2. Why respond to an article about why the current copyright situation is broken and needs change with a long rant that defends the need for copyright, and uses language seemingly arguing against some strawman position of "abolish copyright" that is not present in the original article.
Copyright, at its heart, is aimed at giving the person who creates something control over the creative work.
I'm certain this is just wrong, at least from a USA perspective. The first copyright in England was to control, that is, copyright is censorship.
In the USA historically copyright was a way to induce people to enlarge the public domain.

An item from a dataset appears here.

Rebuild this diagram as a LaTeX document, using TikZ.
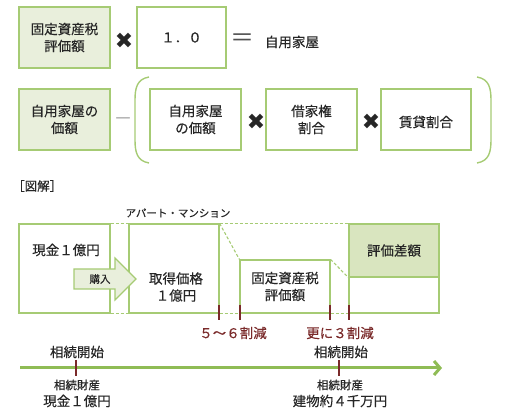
\documentclass[tikz,border=0pt]{standalone}
\usepackage{fontspec}
\setmainfont{Noto Sans CJK JP}[FakeBold=0.35]
\newfontfamily\thinfont{Noto Sans CJK JP}
\newfontfamily\symfont{DejaVu Sans}
\usetikzlibrary{arrows.meta}
\definecolor{gborder}{HTML}{A6CB74}
\definecolor{gfill}{HTML}{E9EFDC}
\definecolor{gdark}{HTML}{D9E5BF}
\definecolor{garrow}{HTML}{8FBC55}
\definecolor{dred}{HTML}{7A2A2A}
\definecolor{txt}{HTML}{262626}
\begin{document}
\begin{tikzpicture}[x=1pt,y=-1pt,
  every node/.style={text=txt},
  box/.style={draw=gborder,line width=1.2pt,minimum height=61pt,inner sep=0pt,align=center,font=\fontsize{13.5}{17}\selectfont},
  gbox/.style={box,fill=gfill},
  lbl/.style={inner sep=0pt,font=\fontsize{13.5}{17}\selectfont,align=center},
  small/.style={inner sep=0pt,font=\fontsize{11.5}{13}\selectfont},
  red/.style={inner sep=0pt,font=\fontsize{13.5}{15}\selectfont,text=dred},
  times/.style={inner sep=0pt,font=\symfont\fontsize{22}{22}\selectfont},
  dsh/.style={draw=gborder,line width=1.1pt,dash pattern=on 3pt off 2pt},
  tick/.style={draw=dred,line width=1.4pt},
  bracket/.style={draw=gborder,line width=1.4pt}]
\useasboundingbox (0,0) rectangle (507,417);

% ---- row 1
\node[gbox,minimum width=91pt] (a1) at (64.5,37.5) {固定資産税\\評価額};
\node[times] (x1) at (124,41) {✖};
\node[box,minimum width=89pt] (a2) at (181.5,37.5) {１．０};
\node[inner sep=0pt,font=\thinfont\fontsize{24}{24}\selectfont,text=txt!80] (eq) at (242,40) {＝};
\node[lbl] (t1) at (292,42) {自用家屋};

% ---- row 2
\node[gbox,minimum width=91pt] (b1) at (64.5,119.5) {自用家屋の\\価額};
\node[inner sep=0pt,font=\thinfont\fontsize{16}{16}\selectfont,text=txt!80] (mn) at (123,121) {―};
\coordinate (lp1) at (149,77);
\coordinate (lp2) at (149,163);
\draw[bracket] (lp1) .. controls (137,79) and (135,88) .. (135,100) -- (135,140) .. controls (135,152) and (137,161) .. (lp2);
\node[box,minimum width=91pt] (b2) at (195.5,119.5) {自用家屋\\の価額};
\node[times] (x2) at (256,122) {✖};
\node[box,minimum width=91pt] (b3) at (311.5,119.5) {借家権\\割合};
\node[times] (x3) at (371,122) {✖};
\node[box,minimum width=90pt] (b4) at (426,119.5) {};
\node[lbl] (b4t) at (426,122) {賃貸割合};
\coordinate (rp1) at (477,77);
\coordinate (rp2) at (477,163);
\draw[bracket] (rp1) .. controls (489,79) and (491,88) .. (491,100) -- (491,140) .. controls (491,152) and (489,161) .. (rp2);

% ---- diagram
\node[lbl,anchor=west,font=\fontsize{12.5}{14}\selectfont] (zk) at (12,186) {［図解］};
\node[inner sep=0pt,font=\fontsize{10.5}{12}\selectfont] (apt) at (178,213) {アパート・マンション};

\node[box,minimum width=91pt,minimum height=89pt] (c1) at (64.5,268.5) {};
\node[lbl] (c1t) at (66,250) {現金１億円};
\node[box,minimum width=90pt,minimum height=89pt] (c2) at (174,268.5) {};
\node[lbl] (c2t) at (176,287) {取得価格\\１億円};
\node[box,minimum width=90pt,minimum height=53pt] (c3) at (285,286.5) {固定資産税\\評価額};
\node[box,minimum width=90pt,minimum height=53pt,fill=gdark] (c4) at (394,250.5) {評価差額};
\node[box,minimum width=90pt,minimum height=36pt] (c5) at (394,295) {};

% dashed links
\draw[dsh] (c1.north east) -- (c2.north west);
\draw[dsh] (c1.south east) -- (c2.south west);
\draw[dsh] (c2.north east) -- (c4.north west);
\draw[dsh] (c2.north east) -- (c3.north west);
\draw[dsh] (c2.south east) -- (c3.south west);
\draw[dsh] (c3.north east) -- (c4.south west);
\draw[dsh] (c3.south east) -- (c5.south west);

% purchase arrow
\draw[draw=gborder,fill=gfill,line width=1.1pt] (74,269) -- (115,269) -- (115,258) -- (136,279) -- (115,300) -- (115,289) -- (74,289) -- cycle;
\node[inner sep=0pt,font=\fontsize{10.5}{12}\selectfont] (buy) at (100,279) {購入};

% reduction ticks
\coordinate (k1a) at (219,305); \coordinate (k1b) at (219,320);
\coordinate (k2a) at (240,305); \coordinate (k2b) at (240,320);
\coordinate (k3a) at (330,305); \coordinate (k3b) at (330,320);
\coordinate (k4a) at (349,305); \coordinate (k4b) at (349,320);
\draw[tick] (k1a) -- (k1b);
\draw[tick] (k2a) -- (k2b);
\draw[tick] (k3a) -- (k3b);
\draw[tick] (k4a) -- (k4b);
\node[red] (r1) at (233,333) {５～６割減};
\node[red] (r2) at (340,333) {更に３割減};

% timeline
\coordinate (ts) at (20,368);
\coordinate (te) at (442,368);
\draw[draw=garrow,line width=3pt,-{Straight Barb[length=6pt,width=14pt]}] (ts) -- (te);
\coordinate (m1a) at (76,360); \coordinate (m1b) at (76,376);
\coordinate (m2a) at (339,360); \coordinate (m2b) at (339,376);
\draw[tick] (m1a) -- (m1b);
\draw[tick] (m2a) -- (m2b);
\node[lbl] (s1) at (77,352) {相続開始};
\node[lbl] (s2) at (341,352) {相続開始};
\node[small] (p1) at (77,385) {相続財産};
\node[lbl] (q1) at (77,401) {現金１億円};
\node[small] (p2) at (340,385) {相続財産};
\node[lbl] (q2) at (340,401) {建物約４千万円};
\end{tikzpicture}
\end{document}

Giving "creative" people control has never really entered into it, in the USA. I'm given to understand this is different in continental Europoean cultures, but SOPA and PIPA are American, and based out of an English-speaking culture.
If you propose to add some kind of "moral right of control" to a "creative" work, you first need to define "creative work" so that I can tell a creative work from an un-creative work without referring to some authority, a list or an oracle or a government agent. Then we can discuss what moral rights might pertain, and how long they should last, etc etc. I personally think that the prevalence of independent invention invalidates any such "moral right of control", but you clearly believe otherwise.
"I have sole control over what is done with that which I create."
Actually, the US Constitution only allows for limited control, not unlimited control. The Constitution requires Fair Use exceptions to your control of your created works.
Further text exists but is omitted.